**Required task**
Return the whole listing, line for line, without the pictures in it.
::::::::::
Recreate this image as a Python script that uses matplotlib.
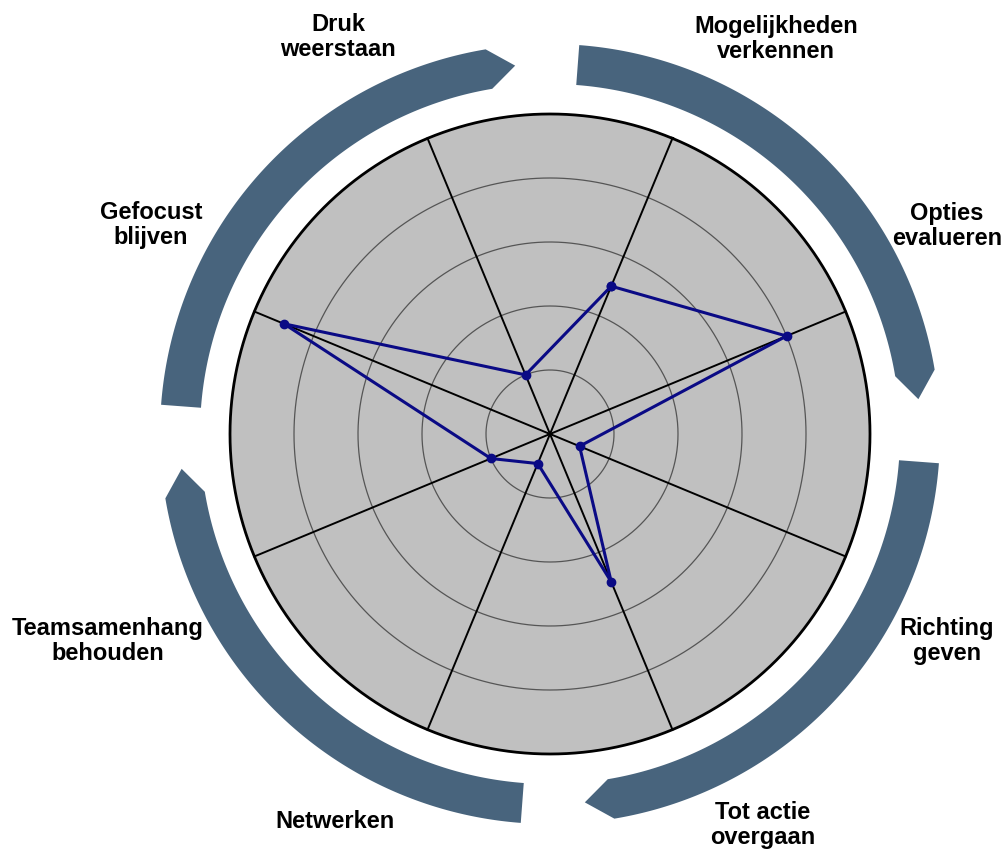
import numpy as np
import matplotlib.pyplot as plt

categories = ["Mogelijkheden\nverkennen", "Opties\nevalueren", "Richting\ngeven",
              "Tot actie\novergaan", "Netwerken", "Teamsamenhang\nbehouden",
              "Gefocust\nblijven", "Druk\nweerstaan"]
scores = [2.5, 4.0, 0.5, 2.5, 0.5, 1.0, 4.5, 1.0]
levels = [1, 2, 3, 4]
r_max = 5

# label centres in pixels (x, y from top)
label_pos = [(776, 39), (947, 226), (947, 641), (763, 825),
             (335, 821), (108, 641), (151, 225), (338, 37)]

W, H = 1004, 855
cx, cy, unit = 550, 434, 64   # disc centre (px) and px per score unit
lim = 6.5

fig = plt.figure(figsize=(W / 100, H / 100), dpi=100)
ax = fig.add_axes([(cx - lim * unit) / W, (H - cy - lim * unit) / H,
                   2 * lim * unit / W, 2 * lim * unit / H], projection='polar')
ax.set_theta_zero_location('N')
ax.set_theta_direction(-1)
ax.set_ylim(0, lim)
ax.set_xticks([])
ax.set_yticks([])
ax.grid(False)
ax.axis('off')

n = len(categories)
angles = np.deg2rad(22.5 + 45 * np.arange(n))
# start the circles on a spoke so the seam is hidden
full = angles[0] + np.linspace(0, 2 * np.pi, 721)

# grey disc, rings, spokes
ax.fill(full, np.full_like(full, r_max), color='#c0c0c0', lw=0, zorder=1)
for lv in levels:
    ax.plot(full, np.full_like(full, lv), color='#555555', lw=0.9, zorder=2)
for a in angles:
    ax.plot([a, a], [0, r_max], color='black', lw=1.4, zorder=3)
ax.plot(full, np.full_like(full, r_max), color='black', lw=2, zorder=3)

# outer arrows (clockwise)
r_in, r_out = 350 / unit, 390 / unit
r_mid = (r_in + r_out) / 2
for k in range(4):
    s, b, t = k * 90 + 4.3, k * 90 + 80.5, k * 90 + 84.6
    th = np.deg2rad(np.linspace(s, b, 200))
    theta = np.concatenate([th, [np.deg2rad(t)], th[::-1]])
    rr = np.concatenate([np.full(200, r_out), [r_mid], np.full(200, r_in)])
    ax.fill(theta, rr, color='#48647d', lw=0, zorder=0.5)

# scores
ax.plot(np.append(angles, angles[0]), scores + [scores[0]], color='#0a0a85',
        lw=2.2, marker='o', ms=6, zorder=5)

for lab, (x, y) in zip(categories, label_pos):
    fig.text(x / W, 1 - y / H, lab, ha='center', va='center', fontsize=17,
             fontweight='bold', family='Liberation Sans', linespacing=1.15)

fig.savefig('out.png', dpi=100)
::::::::::
**Reply**
Recreate this image as a Python script that uses matplotlib.
import numpy as np
import matplotlib.pyplot as plt

categories = ["Mogelijkheden\nverkennen", "Opties\nevalueren", "Richting\ngeven",
              "Tot actie\novergaan", "Netwerken", "Teamsamenhang\nbehouden",
              "Gefocust\nblijven", "Druk\nweerstaan"]
scores = [2.5, 4.0, 0.5, 2.5, 0.5, 1.0, 4.5, 1.0]
levels = [1, 2, 3, 4]
r_max = 5

# label centres in pixels (x, y from top)
label_pos = [(776, 39), (947, 226), (947, 641), (763, 825),
             (335, 821), (108, 641), (151, 225), (338, 37)]

W, H = 1004, 855
cx, cy, unit = 550, 434, 64   # disc centre (px) and px per score unit
lim = 6.5

fig = plt.figure(figsize=(W / 100, H / 100), dpi=100)
ax = fig.add_axes([(cx - lim * unit) / W, (H - cy - lim * unit) / H,
                   2 * lim * unit / W, 2 * lim * unit / H], projection='polar')
ax.set_theta_zero_location('N')
ax.set_theta_direction(-1)
ax.set_ylim(0, lim)
ax.set_xticks([])
ax.set_yticks([])
ax.grid(False)
ax.axis('off')

n = len(categories)
angles = np.deg2rad(22.5 + 45 * np.arange(n))
# start the circles on a spoke so the seam is hidden
full = angles[0] + np.linspace(0, 2 * np.pi, 721)

# grey disc, rings, spokes
ax.fill(full, np.full_like(full, r_max), color='#c0c0c0', lw=0, zorder=1)
for lv in levels:
    ax.plot(full, np.full_like(full, lv), color='#555555', lw=0.9, zorder=2)
for a in angles:
    ax.plot([a, a], [0, r_max], color='black', lw=1.4, zorder=3)
ax.plot(full, np.full_like(full, r_max), color='black', lw=2, zorder=3)

# outer arrows (clockwise)
r_in, r_out = 350 / unit, 390 / unit
r_mid = (r_in + r_out) / 2
for k in range(4):
    s, b, t = k * 90 + 4.3, k * 90 + 80.5, k * 90 + 84.6
    th = np.deg2rad(np.linspace(s, b, 200))
    theta = np.concatenate([th, [np.deg2rad(t)], th[::-1]])
    rr = np.concatenate([np.full(200, r_out), [r_mid], np.full(200, r_in)])
    ax.fill(theta, rr, color='#48647d', lw=0, zorder=0.5)

# scores
ax.plot(np.append(angles, angles[0]), scores + [scores[0]], color='#0a0a85',
        lw=2.2, marker='o', ms=6, zorder=5)

for lab, (x, y) in zip(categories, label_pos):
    fig.text(x / W, 1 - y / H, lab, ha='center', va='center', fontsize=17,
             fontweight='bold', family='Liberation Sans', linespacing=1.15)

fig.savefig('out.png', dpi=100)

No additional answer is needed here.